Volume 1 picks up with the loose ends of the Court of Owls and Dick’s work as a secret agent. He has a new frenemy with mysterious ties to his circus past named Raptor, a mission to take the Owls down from the inside and ongoing Bat-family relationship issues with Barbara Gordon, Damien Wayne and of course Batman himself.

Volume 2 brings Superman in for a visit, connecting Dick with the alternate universe version of Clark Kent for an adventure that leads him to seek out his old/new stomping grounds of Bludhaven. For those that weren’t around for the Chuck Dixon/Scott McDaniel run on the character, Bludhaven is a dark, gritty port town just a quick jog down the highway from Gotham where pre-52 Nightwing set up shop. Now, this Nightwing has never actually been there, but quickly settles in and gets mixed up with a group of reformed d-list villains and a new love interest.
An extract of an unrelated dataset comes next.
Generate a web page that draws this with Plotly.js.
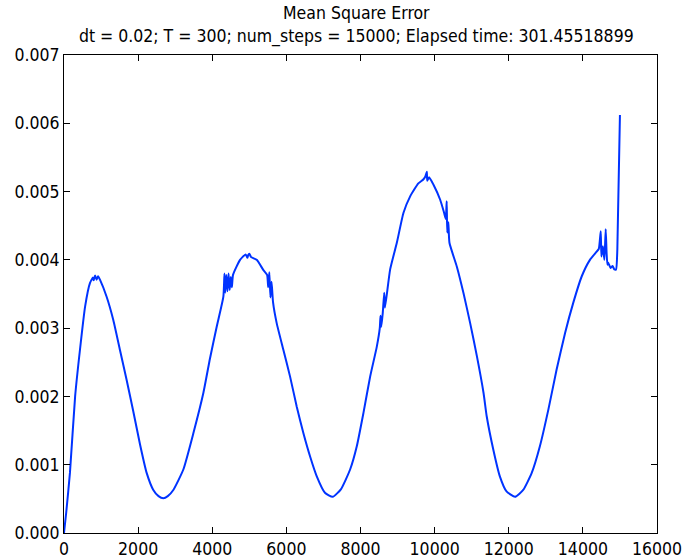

I’m not going to say that it’s entirely the return of the blue to his costume that had me enjoying this series so much, but it certainly helped. This is Nightwing at his best, with creators that clearly love the character taking him to places that are both new and familiar.

My only knock, and I have yet to see how this plays out, is the lurking background presence of what looks like a parallel universe Nightwing wearing his new-52 red costume haunting Grayson’s steps. Seriously comic writers; the “dark/nega/evil” version thing is played, stop it.

So, that’s the stuff I read this week. If you need me, I’ll here on my couch trying to figure out how my cats fit into the post-52, rebirth universe continuity. See ya around the multiverse!